Thursday, February 4, 2010

Asia’s Laggard or how a bunch of empty heads with pockets full of money keeps 90 millions in need...


"The world has been passing the Philippines by, literally. Back in 1960, the country had the second-highest per capita income in Asia, lagging behind only Japan. But by the following decade, South Korea and Taiwan had surpassed it, and by the 1980s, Malaysia and Thailand had, too. China overtook it in the late 1990s. And now—an event that many Philippine elite thought they would never live to see—Indonesia has sailed past the Philippines.

A recent visit to Manila after a 12-year gap confirmed that little had changed. I was back at the same hotel, as no other worthwhile option had surfaced in the interim. There were hardly any new companies to meet with, and the same handful of family-owned businesses still dominated the market. Jeepneys that trace their origin back to World War II remain the preferred mode of public transportation. While most other Asian cities boast fancy new airports, international travelers to Manila still have to trudge through a piece of work commissioned in the 1970s.

All this marks a severe fall from grace for a nation that was billed in the 1950s and '60s as Asia's most promising story, alongside Burma and Sri Lanka. The Philippines is now a somber reminder of how long-term projections often go awry and why economic catch-up is not inevitable, even for a country rich in human capital and natural resources. From Brazil in the 1970s and '80s to Thailand more recently, history is littered with instances of countries that lose their way following a few years of success because of weak institutions and the lack of political will to enact tougher reforms. After growing at an average pace of 6 percent in the 1950s and '60s, the Philippines missed out on the successive waves of -investment-led booms in the region due to constant political instability and failure to liberalize the economy. Investment as a share of GDP is merely 15 percent—the lowest in its post–World War II history. Although the economy has expanded at an average 4 percent annually in the post-Marcos era, it has translated into little progress for a nation with a population growth of more than 2 percent a year.

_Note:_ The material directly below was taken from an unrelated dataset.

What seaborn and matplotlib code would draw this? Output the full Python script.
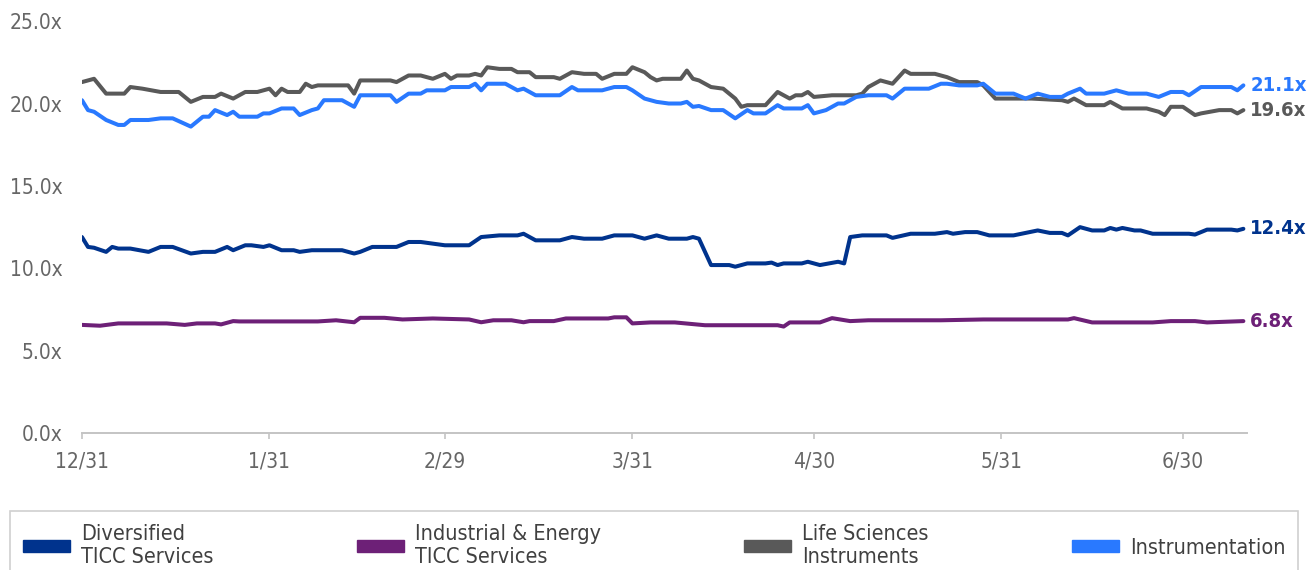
import pandas as pd
import matplotlib
matplotlib.use("Agg")
import matplotlib.pyplot as plt
from matplotlib.patches import Patch
import seaborn as sns

# days after 12/31/2023 and the multiple, per series
div_days = [0, 1, 2, 4, 5, 6, 8, 11, 13, 15, 18, 20, 22, 24, 25, 27, 28, 30, 31, 33, 35, 36, 38, 43, 45, 46, 48, 52,
            54, 56, 58, 60, 64, 66, 69, 72, 73, 75, 79, 81, 83, 86, 88, 91, 93, 95, 97, 100, 101, 102, 104, 107, 108,
            110, 113, 114, 115, 116, 119, 120, 122, 125, 126, 127, 129, 133, 134, 137, 141, 143, 144, 146, 148, 150,
            154, 156, 158, 160, 162, 163, 165, 167, 169, 170, 171, 172, 174, 175, 177, 183, 184, 186, 190, 191, 192]
div_vals = [11.9, 11.3, 11.25, 11.0, 11.3, 11.2, 11.2, 11.0, 11.3, 11.3, 10.9, 11.0, 11.0, 11.3, 11.1, 11.4, 11.4, 11.3,
            11.4, 11.1, 11.1, 11.0, 11.1, 11.1, 10.9, 11.0, 11.3, 11.3, 11.6, 11.6, 11.5, 11.4, 11.4, 11.9, 12.0, 12.0,
            12.1, 11.7, 11.7, 11.9, 11.8, 11.8, 12.0, 12.0, 11.8, 12.0, 11.8, 11.8, 11.9, 11.8, 10.2, 10.2, 10.1, 10.3,
            10.3, 10.35, 10.2, 10.3, 10.3, 10.4, 10.2, 10.4, 10.3, 11.9, 12.0, 12.0, 11.85, 12.1, 12.1, 12.2, 12.1,
            12.2, 12.2, 12.0, 12.0, 12.15, 12.3, 12.15, 12.15, 12.0, 12.5, 12.3, 12.3, 12.45, 12.35, 12.45, 12.3, 12.3,
            12.1, 12.1, 12.05, 12.35, 12.35, 12.3, 12.4]

ind_days = [0, 3, 6, 14, 17, 19, 22, 23, 25, 26, 39, 42, 45, 46, 50, 53, 58, 64, 66, 68, 71, 73, 74, 78, 80, 87, 88,
            90, 91, 94, 98, 103, 115, 116, 117, 122, 124, 127, 130, 142, 149, 163, 164, 167, 177, 180, 184, 186, 192]
ind_vals = [6.57, 6.52, 6.66, 6.66, 6.57, 6.66, 6.66, 6.6, 6.8, 6.78, 6.78, 6.85, 6.73, 7.0, 7.0, 6.9, 6.96, 6.9, 6.73,
            6.85, 6.85, 6.73, 6.8, 6.8, 6.96, 6.96, 7.03, 7.03, 6.66, 6.72, 6.72, 6.55, 6.55, 6.47, 6.72, 6.72, 6.98,
            6.8, 6.85, 6.85, 6.9, 6.9, 6.98, 6.72, 6.72, 6.8, 6.8, 6.72, 6.8]

life_days = [0, 2, 4, 7, 8, 10, 13, 16, 18, 20, 22, 23, 25, 27, 29, 31, 32, 33, 34, 36, 37, 38, 39, 44, 45, 46, 51, 52,
             54, 56, 58, 60, 61, 62, 64, 65, 66, 67, 69, 71, 72, 74, 75, 78, 79, 80, 81, 83, 85, 86, 88, 90, 91, 93,
             94, 95, 96, 99, 100, 101, 102, 104, 106, 107, 108, 109, 110, 113, 115, 117, 118, 119, 120, 121, 124, 128,
             129, 130, 132, 134, 136, 137, 141, 143, 145, 148, 149, 151, 157, 162, 163, 164, 166, 169, 170, 172, 176,
             178, 179, 180, 182, 184, 185, 188, 190, 191, 192]
life_vals = [21.3, 21.5, 20.6, 20.6, 21.0, 20.9, 20.7, 20.7, 20.1, 20.4, 20.4, 20.6, 20.3, 20.7, 20.7, 20.9, 20.5, 20.9,
             20.7, 20.7, 21.2, 21.0, 21.1, 21.1, 20.6, 21.4, 21.4, 21.3, 21.7, 21.7, 21.5, 21.8, 21.5, 21.7, 21.7, 21.8,
             21.7, 22.2, 22.1, 22.1, 21.9, 21.9, 21.6, 21.6, 21.5, 21.7, 21.9, 21.8, 21.8, 21.5, 21.8, 21.8, 22.2, 21.9,
             21.6, 21.4, 21.5, 21.5, 22.0, 21.5, 21.4, 21.0, 20.9, 20.6, 20.3, 19.8, 19.9, 19.9, 20.7, 20.3, 20.5, 20.5,
             20.7, 20.4, 20.5, 20.5, 20.6, 21.0, 21.4, 21.2, 22.0, 21.8, 21.8, 21.6, 21.3, 21.3, 21.1, 20.3, 20.3, 20.2,
             20.1, 20.3, 19.9, 19.9, 20.1, 19.7, 19.7, 19.5, 19.3, 19.8, 19.8, 19.3, 19.4, 19.6, 19.6, 19.4, 19.6]

inst_days = [0, 1, 2, 4, 6, 7, 8, 11, 13, 15, 18, 20, 21, 22, 24, 25, 26, 29, 30, 31, 33, 35, 36, 38, 39, 40, 43, 45,
             46, 51, 52, 54, 56, 57, 60, 61, 64, 65, 66, 67, 70, 72, 73, 75, 79, 81, 82, 86, 88, 90, 91, 93, 95, 97,
             99, 100, 101, 102, 104, 106, 108, 110, 111, 113, 115, 116, 119, 120, 121, 123, 125, 126, 128, 130, 133,
             134, 136, 140, 142, 143, 145, 148, 149, 151, 154, 156, 158, 160, 162, 163, 165, 166, 169, 171, 173, 176,
             178, 180, 182, 183, 185, 190, 191, 192]
inst_vals = [20.2, 19.6, 19.5, 19.0, 18.7, 18.7, 19.0, 19.0, 19.1, 19.1, 18.6, 19.2, 19.2, 19.6, 19.3, 19.5, 19.2, 19.2,
             19.4, 19.4, 19.7, 19.7, 19.3, 19.6, 19.7, 20.2, 20.2, 19.8, 20.5, 20.5, 20.1, 20.6, 20.6, 20.8, 20.8, 21.0,
             21.0, 21.2, 20.8, 21.2, 21.2, 20.8, 20.9, 20.5, 20.5, 21.0, 20.8, 20.8, 21.0, 21.0, 20.8, 20.3, 20.1, 20.0,
             20.0, 20.1, 19.8, 19.85, 19.6, 19.6, 19.1, 19.6, 19.4, 19.4, 19.9, 19.7, 19.7, 19.9, 19.4, 19.6, 20.0, 20.0,
             20.4, 20.5, 20.5, 20.3, 20.9, 20.9, 21.2, 21.2, 21.1, 21.1, 21.2, 20.6, 20.6, 20.3, 20.6, 20.4, 20.4, 20.6,
             20.9, 20.6, 20.6, 20.8, 20.6, 20.6, 20.4, 20.7, 20.7, 20.5, 21.0, 21.0, 20.8, 21.1]

series_names = ["Diversified\nTICC Services", "Industrial & Energy\nTICC Services",
                "Life Sciences\nInstruments", "Instrumentation"]
colors = ["#00338D", "#6D2077", "#595959", "#2979FF"]

tick_dates = ["2023-12-31", "2024-01-31", "2024-02-29", "2024-03-31", "2024-04-30", "2024-05-31", "2024-06-30"]
tick_labels = ["12/31", "1/31", "2/29", "3/31", "4/30", "5/31", "6/30"]
y_ticks = [0, 5, 10, 15, 20, 25]

start = pd.Timestamp("2023-12-31")
frames = []
for name, d, v in zip(series_names,
                      [div_days, ind_days, life_days, inst_days],
                      [div_vals, ind_vals, life_vals, inst_vals]):
    frames.append(pd.DataFrame({"date": start + pd.to_timedelta(d, unit="D"), "value": v, "series": name}))
df = pd.concat(frames, ignore_index=True)

sns.set_theme(style="white")
plt.rcParams["font.family"] = ["DejaVu Sans"]
plt.rcParams["font.stretch"] = "condensed"

fig = plt.figure(figsize=(13.07, 5.70), dpi=100)
ax = fig.add_axes([0.0627, 0.240, 0.8914, 0.723])

sns.lineplot(data=df, x="date", y="value", hue="series", hue_order=series_names,
             palette=colors, linewidth=2.9, legend=False, ax=ax)

# labels at the end of each line
for name, c in zip(series_names, colors):
    last = df[df["series"] == name].iloc[-1]
    ax.annotate(f"{last['value']:.1f}x", (last["date"], last["value"]), xytext=(5, 0),
                textcoords="offset points", color=c, fontsize=14.5, fontweight="bold",
                va="center", ha="left", annotation_clip=False)

ax.set_xlim(start, start + pd.Timedelta(days=192.6))
ax.set_ylim(0, 25)
ax.set_xticks(pd.to_datetime(tick_dates))
ax.set_xticklabels(tick_labels)
ax.set_yticks(y_ticks)
ax.set_yticklabels([f"{t:.1f}x" for t in y_ticks])
ax.set_xlabel("")
ax.set_ylabel("")

for s in ["top", "right", "left"]:
    ax.spines[s].set_visible(False)
ax.spines["bottom"].set_color("#c4c4c4")
ax.spines["bottom"].set_linewidth(1.4)
ax.tick_params(axis="x", colors="#c4c4c4", labelcolor="#666666", labelsize=15,
               length=4, width=1.2, pad=9, direction="out", bottom=True)
ax.tick_params(axis="y", labelcolor="#666666", labelsize=15, length=0, pad=14)

handles = [Patch(facecolor=c, edgecolor=c) for c in colors]
leg = fig.legend(handles, series_names, loc="upper left", ncol=4, mode="expand",
                 bbox_to_anchor=(0.0077, -0.2, 0.9855, 0.3035), frameon=True, fancybox=False,
                 fontsize=15.5, handlelength=2.2, handleheight=0.5, handletextpad=0.5,
                 borderpad=0.6, borderaxespad=0, labelcolor="#404040", labelspacing=0.3)
leg.get_frame().set_edgecolor("#c4c4c4")
leg.get_frame().set_linewidth(1.2)

fig.savefig("out.png", dpi=100)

The continuing saga over the opening of the new airport is a prime example of why the country remains a laggard. It was originally scheduled to start operating in 2002, but legal disputes between the government and the project's main contractor have continuously delayed its final completion and full opening. The controversy surrounding the project again shows that the interpretation of laws is a highly subjective exercise in the Philippines and that the rules can often be changed midway through the game. Little wonder, then, that flows of foreign direct investment (FDI) remain anemic. Both Indonesia and the Philippines attracted just over $1 billion in annual FDI a decade ago. Last year Indonesia sucked in nearly $8 billion in FDI, while the current run rate in the Philippines of $1.2 billion in FDI a year is unchanged from the levels of the late '90s. On several other metrics, too—from auto sales to cement consumption—the Philippine economy has flatlined for many years.

The question now is whether the presidential election set for May can be a game changer in the same way that Susilo Bambang Yudhoyono's ascension to power was for Indonesia in 2004. Six years ago, Indonesia and the Philippines were not far apart in terms of per capita income, and had other similarities, from political turmoil to an untapped domestic consumer base. Indonesia is hardly a paragon of economic virtue, but its relative success over the past few years shows that it takes only a modicum of political stability and some basic economic reform in a low-income country to usher in the good times.

A free and fair presidential election would be a start. The agenda for a new government is fairly clear-cut. Investment has long been the missing component in the growth equation, so the government needs to begin by creating a better environment for investment. This means stronger contract enforcement, less judicial interference, and breaking up the stranglehold of some oligarchs in key businesses. An important measure of the country's success will be if it manages to slow the pace of emigration. More than 10 million Filipinos have left the country since the early 1980s for better prospects abroad. The country needs some of that talent to return home and add to the economy's underlying productivity."